---------- Supplied data ----------

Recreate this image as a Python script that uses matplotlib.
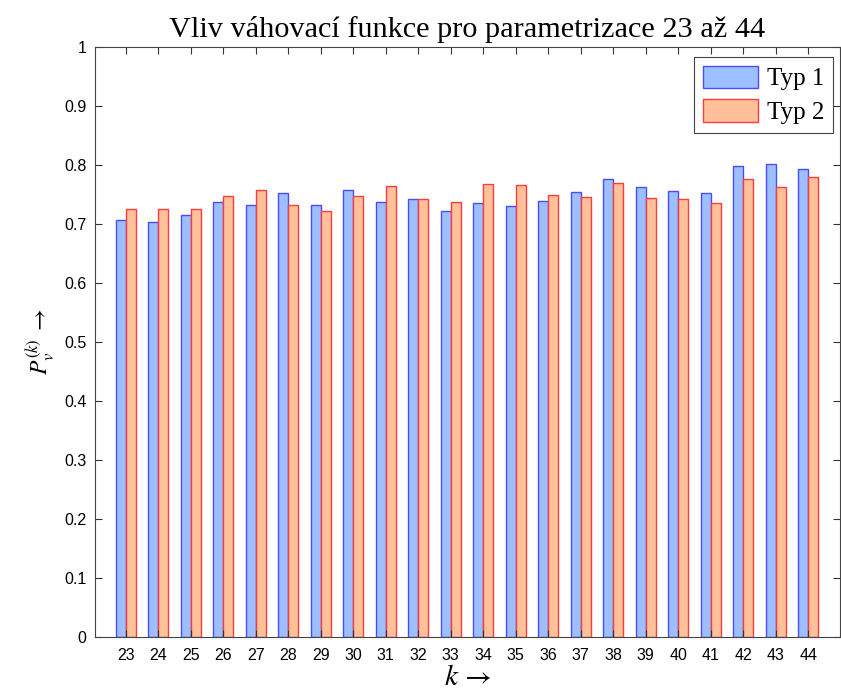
import matplotlib
matplotlib.use("Agg")
import matplotlib.pyplot as plt
import numpy as np

k = list(range(23, 45))
typ1 = [0.707, 0.704, 0.716, 0.737, 0.732, 0.752, 0.732, 0.757, 0.738, 0.743, 0.722,
        0.735, 0.731, 0.739, 0.755, 0.777, 0.762, 0.756, 0.753, 0.799, 0.801, 0.794]
typ2 = [0.725, 0.726, 0.725, 0.748, 0.758, 0.732, 0.722, 0.747, 0.764, 0.742, 0.738,
        0.768, 0.766, 0.749, 0.746, 0.769, 0.744, 0.743, 0.735, 0.777, 0.762, 0.779]
labels = ["Typ 1", "Typ 2"]
title = "Vliv váhovací funkce pro parametrizace 23 až 44"
yticks = [0, 0.1, 0.2, 0.3, 0.4, 0.5, 0.6, 0.7, 0.8, 0.9, 1]

plt.rcParams['mathtext.fontset'] = 'stix'

fig = plt.figure(figsize=(8.41, 6.96), dpi=100)
ax = fig.add_axes([95/841, 1 - 637/696, 745/841, 590/696])

x = np.array(k, dtype=float)
w = 0.31
ax.bar(x - w/2, typ1, width=w, color='#9DBFFF', edgecolor='#4A4AFF', linewidth=1.0, label=labels[0])
ax.bar(x + w/2, typ2, width=w, color='#FFC09A', edgecolor='#FF3B3B', linewidth=1.0, label=labels[1])

ax.set_xlim(22.05, 44.98)
ax.set_ylim(0, 1)
ax.set_xticks(k)
ax.set_xticklabels([str(v) for v in k], family='Liberation Sans', fontsize=11.5)
ax.set_yticks(yticks)
ax.set_yticklabels([f"{v:g}" for v in yticks], family='Liberation Sans', fontsize=11.5)
ax.tick_params(axis='both', direction='in', top=True, right=True, length=5, width=0.8,
               colors='#333333', labelcolor='black')
ax.tick_params(axis='x', pad=8)
ax.tick_params(axis='y', pad=6)
for s in ax.spines.values():
    s.set_linewidth(0.8)
    s.set_color('#444444')

ax.set_title(title, family='Liberation Serif', fontsize=21.8, pad=7)
ax.set_xlabel(r"$k\,\rightarrow$", fontsize=21, labelpad=0)
ax.set_ylabel(r"$P_v^{(k)}\;\rightarrow$", fontsize=17, labelpad=5)

leg = ax.legend(loc='upper right', bbox_to_anchor=(833/841, 1 - 57/696), bbox_transform=fig.transFigure,
                prop={'family': 'Liberation Serif', 'size': 18},
                fancybox=False, edgecolor='#444444', framealpha=1,
                handlelength=2.2, handleheight=1.0, borderaxespad=0.0,
                labelspacing=0.35, handletextpad=0.35, borderpad=0.35)
leg.get_frame().set_linewidth(0.8)

fig.savefig("out.png", dpi=100)
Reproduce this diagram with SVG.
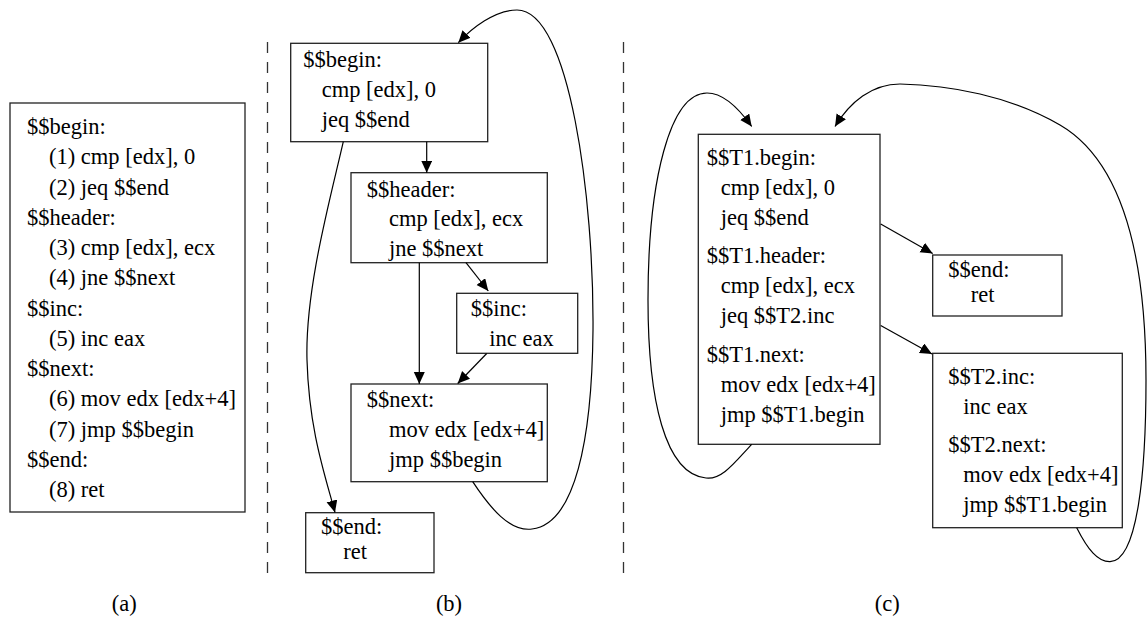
<svg xmlns="http://www.w3.org/2000/svg" width="1147" height="617" viewBox="0 0 1147 617">
  <style>
    .box { fill: #ffffff; stroke: #222222; stroke-width: 1.3; }
    text { font-family: "Liberation Serif", "Times New Roman", serif; font-size: 22.5px; fill: #000000; }
    .cap { text-anchor: middle; }
    .edge { fill: none; stroke: #000000; stroke-width: 1.2; marker-end: url(#arrow); }
    .sep { fill: none; stroke: #333333; stroke-width: 1.3; stroke-dasharray: 11 9; }
  </style>
  <defs>
    <marker id="arrow" markerUnits="userSpaceOnUse" markerWidth="13" markerHeight="12" refX="12" refY="5.5" orient="auto">
      <path d="M0,0 L12,5.5 L0,11 Z" fill="#000000"/>
    </marker>
  </defs>

  <rect width="1147" height="617" fill="#ffffff"/>

  <!-- panel separators -->
  <g id="separators">
    <line class="sep" x1="267.5" y1="42" x2="267.5" y2="573"/>
    <line class="sep" x1="623.5" y1="42" x2="623.5" y2="573"/>
  </g>

  <!-- (a) linear listing -->
  <g id="listing">
    <rect class="box" x="10" y="103" width="235" height="409"/>
    <text x="27" y="134">$$begin:</text>
    <text x="49" y="164.3">(1) cmp [edx], 0</text>
    <text x="49" y="194.5">(2) jeq $$end</text>
    <text x="27" y="224.8">$$header:</text>
    <text x="49" y="255">(3) cmp [edx], ecx</text>
    <text x="49" y="285.3">(4) jne $$next</text>
    <text x="27" y="315.5">$$inc:</text>
    <text x="49" y="345.8">(5) inc eax</text>
    <text x="27" y="376">$$next:</text>
    <text x="49" y="406.3">(6) mov edx [edx+4]</text>
    <text x="49" y="436.5">(7) jmp $$begin</text>
    <text x="27" y="466.8">$$end:</text>
    <text x="49" y="497">(8) ret</text>
  </g>

  <!-- (b) control flow graph -->
  <g id="b-begin">
    <rect class="box" x="290.7" y="43.3" width="197" height="98.4"/>
    <text x="303.3" y="66.5">$$begin:</text>
    <text x="321.7" y="96.5">cmp [edx], 0</text>
    <text x="321.7" y="126.5">jeq $$end</text>
  </g>
  <g id="b-header">
    <rect class="box" x="351" y="172.7" width="196.3" height="90"/>
    <text x="366.7" y="196.5">$$header:</text>
    <text x="389" y="226">cmp [edx], ecx</text>
    <text x="389" y="255.5">jne $$next</text>
  </g>
  <g id="b-inc">
    <rect class="box" x="456.7" y="293.3" width="121" height="60"/>
    <text x="470.7" y="316">$$inc:</text>
    <text x="489.3" y="346">inc eax</text>
  </g>
  <g id="b-next">
    <rect class="box" x="351" y="384" width="196.3" height="97.7"/>
    <text x="366.7" y="406.5">$$next:</text>
    <text x="389" y="436.5">mov edx [edx+4]</text>
    <text x="389" y="466.5">jmp $$begin</text>
  </g>
  <g id="b-end">
    <rect class="box" x="305.7" y="512.7" width="128.3" height="60"/>
    <text x="321" y="534">$$end:</text>
    <text x="343.3" y="558.5">ret</text>
  </g>

  <!-- (c) traces -->
  <g id="c-t1">
    <rect class="box" x="698.3" y="134.3" width="181.7" height="310"/>
    <text x="706.7" y="165">$$T1.begin:</text>
    <text x="720.7" y="195">cmp [edx], 0</text>
    <text x="720.7" y="225.3">jeq $$end</text>
    <text x="706.7" y="263.3">$$T1.header:</text>
    <text x="720.7" y="293.3">cmp [edx], ecx</text>
    <text x="720.7" y="323.3">jeq $$T2.inc</text>
    <text x="706.7" y="361.7">$$T1.next:</text>
    <text x="720.7" y="391.7">mov edx [edx+4]</text>
    <text x="720.7" y="421.7">jmp $$T1.begin</text>
  </g>
  <g id="c-end">
    <rect class="box" x="932.7" y="255" width="129.3" height="61"/>
    <text x="948.3" y="277.3">$$end:</text>
    <text x="970.7" y="301.8">ret</text>
  </g>
  <g id="c-t2">
    <rect class="box" x="932.7" y="353.3" width="189.6" height="174.4"/>
    <text x="948.3" y="383.5">$$T2.inc:</text>
    <text x="963.3" y="413.5">inc eax</text>
    <text x="948.3" y="451.5">$$T2.next:</text>
    <text x="963.3" y="481.5">mov edx [edx+4]</text>
    <text x="963.3" y="511.5">jmp $$T1.begin</text>
  </g>

  <!-- connectors -->
  <g id="connectors">
    <!-- (b) -->
    <path class="edge" d="M426.7,141.7 L426.7,172.7"/>
    <path class="edge" d="M466,262.7 L488.3,291"/>
    <path class="edge" d="M419.3,262.7 L419.3,384"/>
    <path class="edge" d="M486.7,353.5 L457.7,383.5"/>
    <path class="edge" d="M343.3,141.7 C330,200 305,290 307,360 C309,430 325,475 335,512.5"/>
    <path class="edge" d="M472.7,481.7 C490,508 510,532 532,529 C575,524 592,440 593,330 C594,200 570,10 517,10 C495,10 472,28 458.3,42.7"/>
    <!-- (c) -->
    <path class="edge" d="M880.7,224 L932.7,253.5"/>
    <path class="edge" d="M880.7,325.5 L932,354"/>
    <path class="edge" d="M751.7,444.3 C735,462 722,480 706,478 C665,474 648,400 648,300 C648,180 670,93 707,93 C725,93 740,110 751.7,126.5"/>
    <path class="edge" d="M1076.7,527.7 C1088,550 1098,562 1110,561.7 C1138,561 1146,470 1146,380 C1146,250 1120,160 1060,125 C1010,96 950,85 900,84 C872,84 850,102 835,126.5"/>
  </g>

  <!-- panel captions -->
  <g id="captions">
    <text class="cap" x="124.2" y="611">(a)</text>
    <text class="cap" x="449" y="611">(b)</text>
    <text class="cap" x="887.3" y="611">(c)</text>
  </g>
</svg>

----------

### Challenge
Only the lines from the start of the records above through the line containing "ax = fig.add_axes([95/841, 1" should be returned, exactly and with both ends, please; the pictures stay out.

### Task response
Recreate this image as a Python script that uses matplotlib.
import matplotlib
matplotlib.use("Agg")
import matplotlib.pyplot as plt
import numpy as np

k = list(range(23, 45))
typ1 = [0.707, 0.704, 0.716, 0.737, 0.732, 0.752, 0.732, 0.757, 0.738, 0.743, 0.722,
        0.735, 0.731, 0.739, 0.755, 0.777, 0.762, 0.756, 0.753, 0.799, 0.801, 0.794]
typ2 = [0.725, 0.726, 0.725, 0.748, 0.758, 0.732, 0.722, 0.747, 0.764, 0.742, 0.738,
        0.768, 0.766, 0.749, 0.746, 0.769, 0.744, 0.743, 0.735, 0.777, 0.762, 0.779]
labels = ["Typ 1", "Typ 2"]
title = "Vliv váhovací funkce pro parametrizace 23 až 44"
yticks = [0, 0.1, 0.2, 0.3, 0.4, 0.5, 0.6, 0.7, 0.8, 0.9, 1]

plt.rcParams['mathtext.fontset'] = 'stix'

fig = plt.figure(figsize=(8.41, 6.96), dpi=100)
ax = fig.add_axes([95/841, 1 - 637/696, 745/841, 590/696])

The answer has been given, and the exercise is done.